-- start of DATA SEGMENT --
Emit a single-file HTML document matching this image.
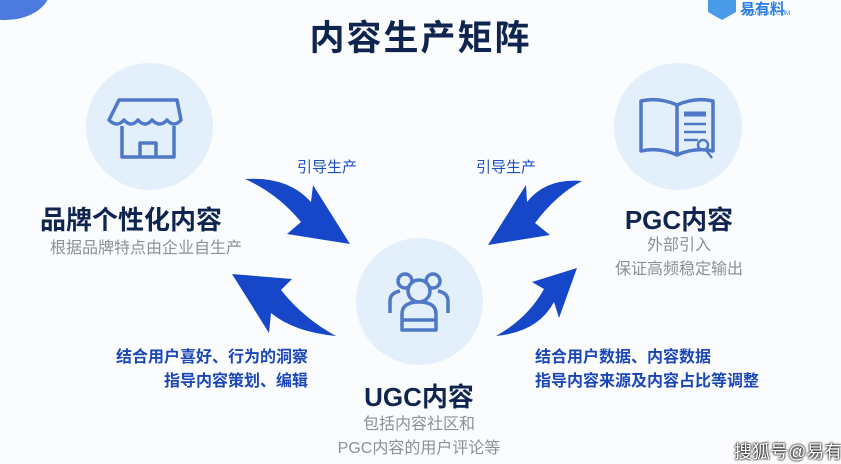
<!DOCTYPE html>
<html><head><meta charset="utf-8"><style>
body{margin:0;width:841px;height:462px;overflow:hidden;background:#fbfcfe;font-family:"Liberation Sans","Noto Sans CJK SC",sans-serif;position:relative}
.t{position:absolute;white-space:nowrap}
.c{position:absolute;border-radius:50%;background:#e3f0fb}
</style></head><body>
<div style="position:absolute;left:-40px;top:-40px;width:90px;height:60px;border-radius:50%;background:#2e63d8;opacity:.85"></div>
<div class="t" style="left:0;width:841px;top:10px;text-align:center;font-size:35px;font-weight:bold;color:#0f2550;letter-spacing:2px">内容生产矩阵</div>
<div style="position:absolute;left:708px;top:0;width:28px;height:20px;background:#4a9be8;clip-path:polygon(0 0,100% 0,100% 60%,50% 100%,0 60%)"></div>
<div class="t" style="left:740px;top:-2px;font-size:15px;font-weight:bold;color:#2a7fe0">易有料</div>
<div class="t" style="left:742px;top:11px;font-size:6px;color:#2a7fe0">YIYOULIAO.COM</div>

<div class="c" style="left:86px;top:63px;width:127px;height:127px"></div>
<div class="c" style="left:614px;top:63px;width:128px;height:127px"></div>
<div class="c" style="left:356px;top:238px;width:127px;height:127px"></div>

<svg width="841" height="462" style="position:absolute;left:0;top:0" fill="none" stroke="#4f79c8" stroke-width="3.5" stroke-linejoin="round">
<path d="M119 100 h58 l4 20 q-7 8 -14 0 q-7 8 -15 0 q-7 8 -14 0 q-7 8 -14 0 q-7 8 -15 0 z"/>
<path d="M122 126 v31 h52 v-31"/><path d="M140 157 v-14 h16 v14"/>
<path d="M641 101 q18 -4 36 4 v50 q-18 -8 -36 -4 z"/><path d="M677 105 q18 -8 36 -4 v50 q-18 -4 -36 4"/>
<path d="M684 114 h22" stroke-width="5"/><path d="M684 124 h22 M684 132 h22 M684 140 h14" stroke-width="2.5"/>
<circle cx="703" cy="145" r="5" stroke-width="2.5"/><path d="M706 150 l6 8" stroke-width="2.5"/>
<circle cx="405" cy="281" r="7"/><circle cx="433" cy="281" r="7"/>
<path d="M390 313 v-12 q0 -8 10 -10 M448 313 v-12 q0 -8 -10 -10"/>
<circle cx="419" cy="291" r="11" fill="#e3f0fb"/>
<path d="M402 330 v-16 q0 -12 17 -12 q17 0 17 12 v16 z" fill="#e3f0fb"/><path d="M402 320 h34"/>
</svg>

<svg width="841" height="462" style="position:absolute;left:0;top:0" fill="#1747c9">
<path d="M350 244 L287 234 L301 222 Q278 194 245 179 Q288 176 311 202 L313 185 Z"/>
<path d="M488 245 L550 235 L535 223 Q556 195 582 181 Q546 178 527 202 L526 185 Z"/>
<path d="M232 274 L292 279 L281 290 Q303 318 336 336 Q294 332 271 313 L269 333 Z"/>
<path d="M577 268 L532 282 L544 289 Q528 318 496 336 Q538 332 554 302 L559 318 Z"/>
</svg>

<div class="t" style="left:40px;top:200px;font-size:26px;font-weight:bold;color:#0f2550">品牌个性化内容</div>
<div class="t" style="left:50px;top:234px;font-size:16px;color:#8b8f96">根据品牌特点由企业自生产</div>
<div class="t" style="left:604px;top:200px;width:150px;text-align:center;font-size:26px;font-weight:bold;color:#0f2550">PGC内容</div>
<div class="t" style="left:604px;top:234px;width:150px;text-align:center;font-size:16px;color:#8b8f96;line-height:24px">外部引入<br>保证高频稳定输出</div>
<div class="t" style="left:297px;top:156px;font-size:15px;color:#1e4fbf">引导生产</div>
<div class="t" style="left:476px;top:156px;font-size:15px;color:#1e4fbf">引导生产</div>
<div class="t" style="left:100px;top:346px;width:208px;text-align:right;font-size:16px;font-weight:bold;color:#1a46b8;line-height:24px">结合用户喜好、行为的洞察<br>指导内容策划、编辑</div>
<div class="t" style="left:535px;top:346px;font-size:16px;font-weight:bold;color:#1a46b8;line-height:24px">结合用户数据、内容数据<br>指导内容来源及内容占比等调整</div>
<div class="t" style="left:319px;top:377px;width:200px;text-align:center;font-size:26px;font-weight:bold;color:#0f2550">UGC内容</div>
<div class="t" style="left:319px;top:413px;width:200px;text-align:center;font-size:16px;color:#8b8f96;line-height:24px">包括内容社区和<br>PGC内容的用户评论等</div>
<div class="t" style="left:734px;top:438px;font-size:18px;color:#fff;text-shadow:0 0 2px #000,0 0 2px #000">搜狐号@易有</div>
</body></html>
-- end of DATA SEGMENT --
• _TASK REQUIREMENTS_
Print the listing above in full, exactly as written. Omit any pictures.

• _WRITTEN ANSWER_
Emit a single-file HTML document matching this image.
<!DOCTYPE html>
<html><head><meta charset="utf-8"><style>
body{margin:0;width:841px;height:462px;overflow:hidden;background:#fbfcfe;font-family:"Liberation Sans","Noto Sans CJK SC",sans-serif;position:relative}
.t{position:absolute;white-space:nowrap}
.c{position:absolute;border-radius:50%;background:#e3f0fb}
</style></head><body>
<div style="position:absolute;left:-40px;top:-40px;width:90px;height:60px;border-radius:50%;background:#2e63d8;opacity:.85"></div>
<div class="t" style="left:0;width:841px;top:10px;text-align:center;font-size:35px;font-weight:bold;color:#0f2550;letter-spacing:2px">内容生产矩阵</div>
<div style="position:absolute;left:708px;top:0;width:28px;height:20px;background:#4a9be8;clip-path:polygon(0 0,100% 0,100% 60%,50% 100%,0 60%)"></div>
<div class="t" style="left:740px;top:-2px;font-size:15px;font-weight:bold;color:#2a7fe0">易有料</div>
<div class="t" style="left:742px;top:11px;font-size:6px;color:#2a7fe0">YIYOULIAO.COM</div>

<div class="c" style="left:86px;top:63px;width:127px;height:127px"></div>
<div class="c" style="left:614px;top:63px;width:128px;height:127px"></div>
<div class="c" style="left:356px;top:238px;width:127px;height:127px"></div>

<svg width="841" height="462" style="position:absolute;left:0;top:0" fill="none" stroke="#4f79c8" stroke-width="3.5" stroke-linejoin="round">
<path d="M119 100 h58 l4 20 q-7 8 -14 0 q-7 8 -15 0 q-7 8 -14 0 q-7 8 -14 0 q-7 8 -15 0 z"/>
<path d="M122 126 v31 h52 v-31"/><path d="M140 157 v-14 h16 v14"/>
<path d="M641 101 q18 -4 36 4 v50 q-18 -8 -36 -4 z"/><path d="M677 105 q18 -8 36 -4 v50 q-18 -4 -36 4"/>
<path d="M684 114 h22" stroke-width="5"/><path d="M684 124 h22 M684 132 h22 M684 140 h14" stroke-width="2.5"/>
<circle cx="703" cy="145" r="5" stroke-width="2.5"/><path d="M706 150 l6 8" stroke-width="2.5"/>
<circle cx="405" cy="281" r="7"/><circle cx="433" cy="281" r="7"/>
<path d="M390 313 v-12 q0 -8 10 -10 M448 313 v-12 q0 -8 -10 -10"/>
<circle cx="419" cy="291" r="11" fill="#e3f0fb"/>
<path d="M402 330 v-16 q0 -12 17 -12 q17 0 17 12 v16 z" fill="#e3f0fb"/><path d="M402 320 h34"/>
</svg>

<svg width="841" height="462" style="position:absolute;left:0;top:0" fill="#1747c9">
<path d="M350 244 L287 234 L301 222 Q278 194 245 179 Q288 176 311 202 L313 185 Z"/>
<path d="M488 245 L550 235 L535 223 Q556 195 582 181 Q546 178 527 202 L526 185 Z"/>
<path d="M232 274 L292 279 L281 290 Q303 318 336 336 Q294 332 271 313 L269 333 Z"/>
<path d="M577 268 L532 282 L544 289 Q528 318 496 336 Q538 332 554 302 L559 318 Z"/>
</svg>

<div class="t" style="left:40px;top:200px;font-size:26px;font-weight:bold;color:#0f2550">品牌个性化内容</div>
<div class="t" style="left:50px;top:234px;font-size:16px;color:#8b8f96">根据品牌特点由企业自生产</div>
<div class="t" style="left:604px;top:200px;width:150px;text-align:center;font-size:26px;font-weight:bold;color:#0f2550">PGC内容</div>
<div class="t" style="left:604px;top:234px;width:150px;text-align:center;font-size:16px;color:#8b8f96;line-height:24px">外部引入<br>保证高频稳定输出</div>
<div class="t" style="left:297px;top:156px;font-size:15px;color:#1e4fbf">引导生产</div>
<div class="t" style="left:476px;top:156px;font-size:15px;color:#1e4fbf">引导生产</div>
<div class="t" style="left:100px;top:346px;width:208px;text-align:right;font-size:16px;font-weight:bold;color:#1a46b8;line-height:24px">结合用户喜好、行为的洞察<br>指导内容策划、编辑</div>
<div class="t" style="left:535px;top:346px;font-size:16px;font-weight:bold;color:#1a46b8;line-height:24px">结合用户数据、内容数据<br>指导内容来源及内容占比等调整</div>
<div class="t" style="left:319px;top:377px;width:200px;text-align:center;font-size:26px;font-weight:bold;color:#0f2550">UGC内容</div>
<div class="t" style="left:319px;top:413px;width:200px;text-align:center;font-size:16px;color:#8b8f96;line-height:24px">包括内容社区和<br>PGC内容的用户评论等</div>
<div class="t" style="left:734px;top:438px;font-size:18px;color:#fff;text-shadow:0 0 2px #000,0 0 2px #000">搜狐号@易有</div>
</body></html>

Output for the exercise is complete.